Wednesday, November 28, 2018
5:45 – 7:15 p.m.
Joukowsky Forum, Watson Institute
Free and open to the public
Part of a year-long series entitled “Iran Today” aimed at sophisticated discussion of contemporary Iranian society and culture as a countermeasure to the general lack of knowledge and sensational coverage circulated in US media.
The theater is booming in Iran. At the moment, more than ninety plays are on stage only in Tehran and in official theaters; many more are being played underground without official permits. The official plays range from adaptations of Beckett’s Endgame, Sartre’s Nausea, and Shakespeare’s A Midsummer Night’s Dream, to original plays by older and younger generations of Iranian playwrights, to plays on religious figures, including a marionette opera about the events of Karbala.

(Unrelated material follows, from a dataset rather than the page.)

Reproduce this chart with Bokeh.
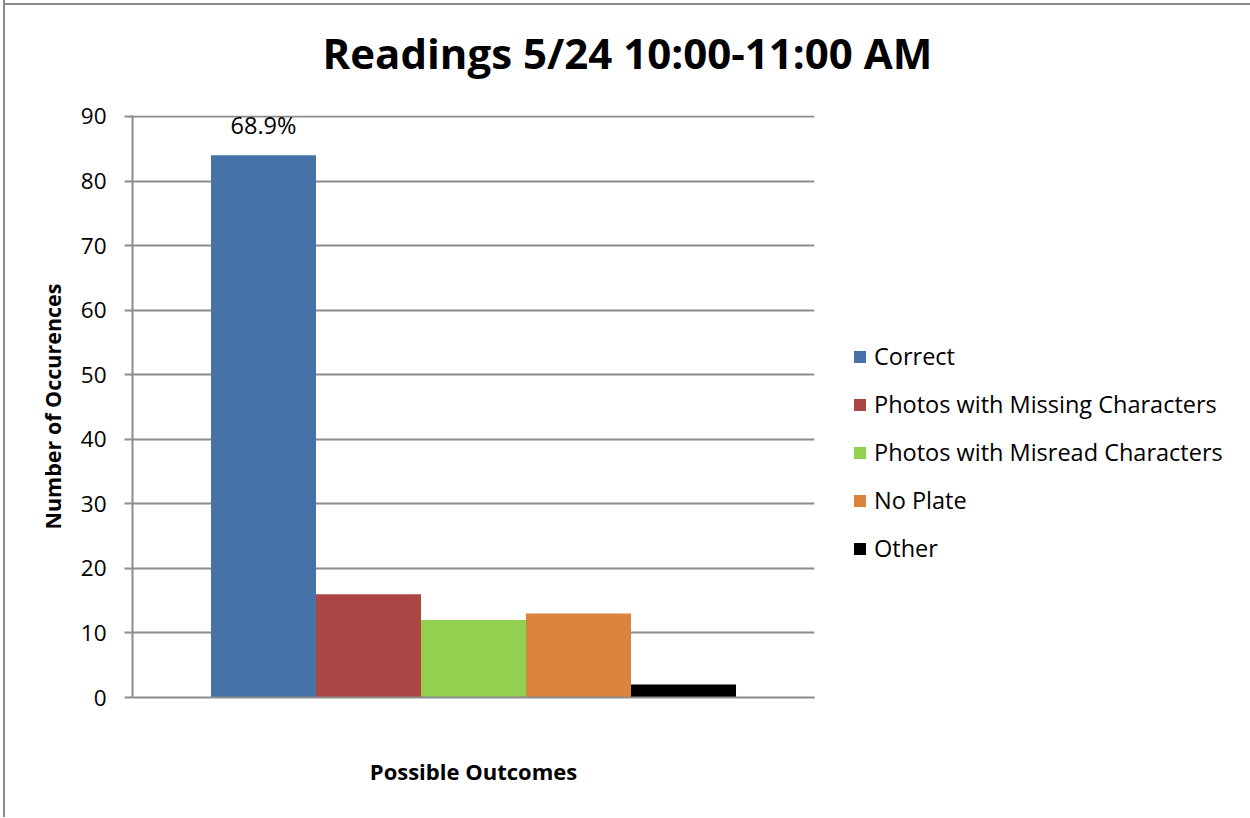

In this talk, Ahoo Najafian focuses on some works by the award-winning playwright Kamran Shahlaei who collaborates with different creative groups in order to stage “alternative plays” in Iran. While diverse in setting, tone, and genre – from conversations between the executioner in the Arabian Nights and the King’s wives before Shahrzad to a documentary theater on the events of the 1981 bombing of the Prime Minister’s Office – the plays share the theme of remembering and staging the past. Through a review of some of these plays, she offers a tableau of how the past is presented in Iran today.